Her geçen gün büyüyen bu tablo bize iktidarın topluma, özellikle kadına ve ahlaka bakışını özetliyor. Çünkü;
*Adaleti alenen satın alan para aklama çeteleri, mafya liderleri, uyuşturucu tacirlerini “kahraman” gören,
*Deisti, ateisti ya da farklı cinsel yönelime sahip olanlara “sapık” diye bakan,
*Çocuk yaşta evliliği savunup dini olarak belgelemeye çalışan ve somutta katledilen 8 yaşındaki Narin’in tabutuna gelin duvağı koyacak kadar ahlaksızlaşan,
*Kur’an kurslarında her gün yaşanan çocuklara cinsel istismar gibi en büyük ahlaksızlığa rağmen her mahalle ve sokakta yeni Kur’an kursularını açan… zihniyetin politik uygulamaları sürdükçe çocuk istismarı, kadının öldürülmesi artarak devam edecektir.

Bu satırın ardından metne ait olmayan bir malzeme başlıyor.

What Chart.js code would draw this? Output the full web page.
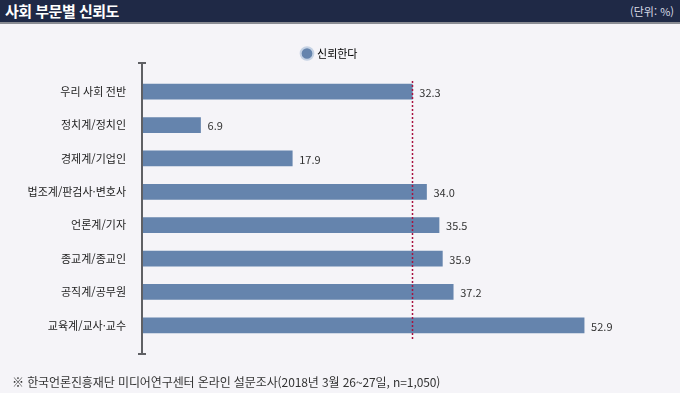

Devletin duruşuna gelince, Narin olayında nerede durduğuyla safını netçe ortaya koydu. Şöyle ki, devletin nasıl da yandaş siyaset kadrosu ile aile üzerinden ortaya saçılan hakikat arasında sıkışıp görünürde “tarafsız” kaldığını jandarma komutanının önce “Çember daralıyor, çözüme yaklaştık” açıklamasının hemen ardından Narin’in cansız bedeni ortaya çıkana kadar on iki gün” susması özetliyor!
Ahlaksızlığın daniskasını yaşayan Taliban liderleri, kısa bir süre önce çıkardıkları ahlak yasasıyla kamuda kadına konuşma ve yüzünü kapatma yasağı getirdi. Taliban iktidarının çıkardığı 114 sayfalık, 35 maddelik belge ve kuralların yer aldığı ilk resmi “Ahlak Yasası”nda; kamusal alanda kadına konuşma ve yüzünü açma yasağı getirdiler. Getirmeye getirdiler ama bu yasa Afgan toplumunda ahlakı değil ahlaksızlığı derinleştirecektir. Çünkü Taliban’ın ucube rejimi, kadınlar konuşmazsa ve yüzünü kapatırlarsa Afganistan’a “iyilik” gelecek, “kötülük” gidecek diye bir gelişme olmayacak.
Türkiye’de ilk günden itibaren aileyi aşıp toplumsal yaraya dönüşen Narin olayı yani bir kız çocuğun şu veya bu nedenle ailece katledilip gizlenmesi olayında yani yaşanan toplumsal çürümüşlük karşısında “insanım” diyen herkes ezilip, utanırken bile “bunlar bizim kültürümüz değil Avrupa, Amerika, İsrail kültürü” diyenler abesle iştigal ediyorlar!
Narin’in böylesine geniş aile-köy mutabakatıyla alçakça katledilmesi ve bir bebeğin şiddet ve cinsel istismara uğraması gibi günlük yaşanan bu dehşet verici olaylar, aynayı toplumsal çürümüşlüğe derinlemesine tutulmasını hepimize dayatıyor.